Canadian Beatles and the Maritime Elvis

Canadian Beatles and the Maritime Elvis

The Aspen Daily News
http://www.aspendailynews.com/article_22203

Jason Hood – Time Out Music Columnist

Fri 10/12/2007 06:01AM MST
To many Canadians there are only two indigenous bands of note: From the mid-’70s to the late-’80s it was Rush and from the later-’80s to the present it has been The Tragically Hip. Of course there have always been pugnacious fans of Canadian artists like Bryan Adams, Celine Dion, The Barenaked Ladies and Anne Murray, but Rush and The Hip are national treasures akin to Elvis Presley here in the States or the Beatles in England (or to a lesser extent, Bjork in Iceland).

For those of us who can remember the birth pangs of the alternative music movement, The Tragically Hip was like a collective firstborn; the fraternal sibling of The Pixies, Husker Du and The Replacements. Their sound was then and has always been fresh, adventurous, bold and haunting like a dream, both strange and erotic.

Those early days of alternative radio as pioneered by the still influential KROQ in Los Angeles will forever stay with me. They represent, for millions, the heady days of summer and slumber and of thinking you were at the forefront of a cultural revolution. This fair was not for the weak of heart; it was music that groomed a generation of forward thinkers and idealists as well as cynics, clackers and slobbering, ne’er-do-well alt-geeks like myself and my good friend, Jimmy the Pitbull. The Hip was part of that experience.

The Tragically Hip will be playing Aspen’s Belly Up on Monday, Oct. 15.

The band was formed in Kingston, Ontario in 1983 and by 1987 they had released their eponymous E.P., The Tragically Hip.” There was an immediate visceral response to their sound and steadily increasing buzz about their weird and wild live performances. It was a word of mouth and shared cassette campaign that led The Hip to release their much-anticipated full-length album “Up To Here.”

“Up to Here” is awash in gritty thick guitars and the passionate nuanced vocals of Gordon Downie. And while there is not a song on the album one might skip, the third track, “New Orleans is Sinking,” is a standout. Recorded 15 years before the Hurricane Katrina disaster, “New Orleans” is an eerie forecast of that city’s catastrophic flood. On the track Gordon Downies’ voice is reminiscent of dark balladeer Nick Cave and when he sings “My memory is muddy what’s this river that I’m in? New Orleans is sinking man and I don’t want to swim,” it is hard not to get a lump in your throat. From the beginning of the song, the guitar sounds like a parade of bubbles dancing up from an Atlantic on the rise. The steady rhythm of bass and drums could be the terrible crumble and crack of a levee breaking. Just as powerful as the recording is the re-shot video that captured the brutal, sad aftermath of government incompetence and Mother Nature’s cruel wrath.

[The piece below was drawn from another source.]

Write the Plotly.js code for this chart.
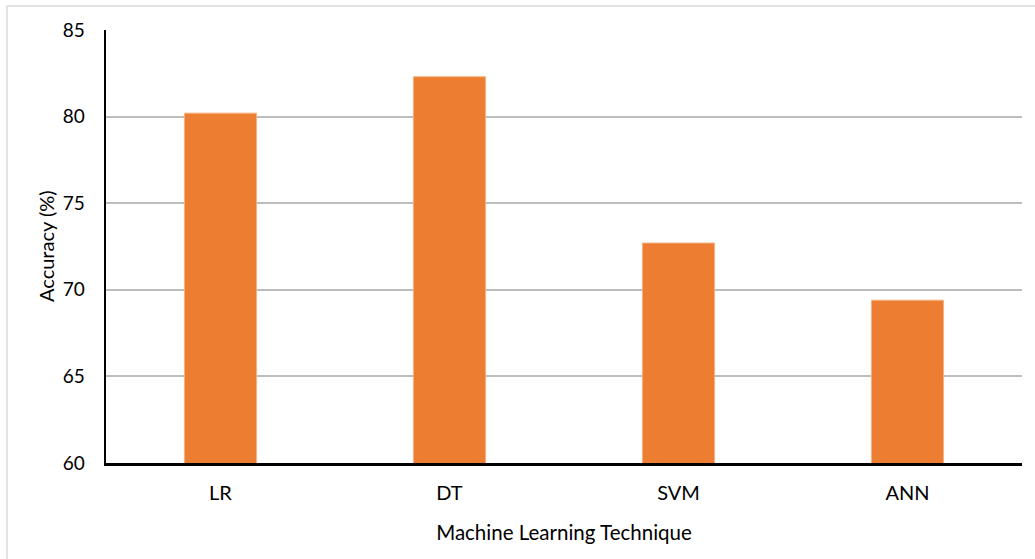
<!DOCTYPE html>
<html>
<head>
<meta charset="utf-8">
<script src="https://cdn.plot.ly/plotly-3.0.1.min.js"></script>
<style>html,body{margin:0;padding:0;background:#fff;}#chart{width:1035px;height:559px;}</style>
</head>
<body>
<div id="chart"></div>
<script>
const categories = ["LR", "DT", "SVM", "ANN"];
const accuracy = [80.2, 82.3, 72.7, 69.4];
const yTicks = [60, 65, 70, 75, 80, 85];

const W = 1035, H = 559;
const margin = {l: 106, r: 13, t: 30, b: 96};
const pw = W - margin.l - margin.r, ph = H - margin.t - margin.b;
const px = v => (v - margin.l) / pw;
const py = v => (H - margin.b - v) / ph;

const trace = {
  type: "bar",
  x: categories,
  y: accuracy,
  width: 0.315,
  marker: {color: "#ED7D31", line: {color: "#F4B183", width: 1}},
  hoverinfo: "x+y"
};

const layout = {
  width: W, height: H,
  margin: margin,
  paper_bgcolor: "#fff", plot_bgcolor: "#fff",
  font: {family: "Lato, 'Open Sans', sans-serif", color: "#000", size: 20},
  showlegend: false,
  bargap: 0.685,
  xaxis: {
    type: "category",
    showline: true, linecolor: "#000", linewidth: 2.5,
    ticks: "", showgrid: false,
    ticklabelstandoff: 10,
    tickfont: {size: 20},
    title: {text: "Machine Learning Technique", font: {size: 20.5}, standoff: 23},
    fixedrange: true
  },
  yaxis: {
    range: [60, 85],
    tickvals: yTicks,
    ticktext: yTicks.map(String),
    showline: true, linecolor: "#000", linewidth: 2.5,
    showgrid: true, gridcolor: "#BDBDBD", gridwidth: 1.8,
    zeroline: false, ticks: "",
    ticklabelstandoff: 15,
    tickfont: {size: 19},
    fixedrange: true
  },
  annotations: [
    {text: "Accuracy (%)", xref: "paper", yref: "paper", x: px(46), y: py(246),
     xanchor: "center", yanchor: "middle", textangle: -90, showarrow: false,
     font: {size: 20, color: "#000"}}
  ],
  shapes: [
    {type: "line", xref: "paper", yref: "paper", x0: px(7), x1: px(7), y0: py(6), y1: py(559), line: {color: "#D9D9D9", width: 1.5}},
    {type: "line", xref: "paper", yref: "paper", x0: px(7), x1: px(1035), y0: py(6), y1: py(6), line: {color: "#D9D9D9", width: 1.5}}
  ]
};

Plotly.newPlot("chart", [trace], layout, {displayModeBar: false, staticPlot: true});
</script>
</body>
</html>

The attraction of the sea in all its horror and glory is a recurring theme in The Tragically Hip’s lyrics. Like the now defunct dancehall punk band, The Murder City Devils, The Hip have a penchant for maritime lore and nautical chanty’s that invoke the tragedies and romance of sea faring angels and devilish rapscallions.

Vocalist Gordon Downie is indeed a gifted lyricist. He truly knows how to spin a yarn. Turns of phrase and poetic license make for enjoyable reading, as well as intense listening pleasure. But it is in The Hip’s live shows where Downie truly lets his imagination roam.

Incorporating stream-of-thought rants, antidotes and accents, it sometimes sounds (and looks) as if he is suffering from Tourette Syndrome. The stories he tells in his digressions read like a compendium of modern literature. Oftentimes they are autobiographical mini-stories, which are of course completely fictional. One story involves him getting his arm ripped off while working as a diver in an amusement parks killer whale tank. Another story tells how he tied his friend to the railroad tracks but was unable to rescue him from the oncoming train. Yet another has him rescuing a family trapped in their car at the bottom of a frozen lake. These tales go on and on and he never repeats them. Every Tragically Hip show is a completely unique experience; a trick that has kept them relevant for more than 20 years.

I believe wholeheartedly that catching The Hip in such a small venue will be one of my great concert experiences. I hope you all will come and share the spectacle with me.

Also, just announced local rockers and all around good guy and gal The Friendly Dictators will be playing a free show at Belly Up on Friday, Oct. 19. Come check ‘em out. You won’t regret it.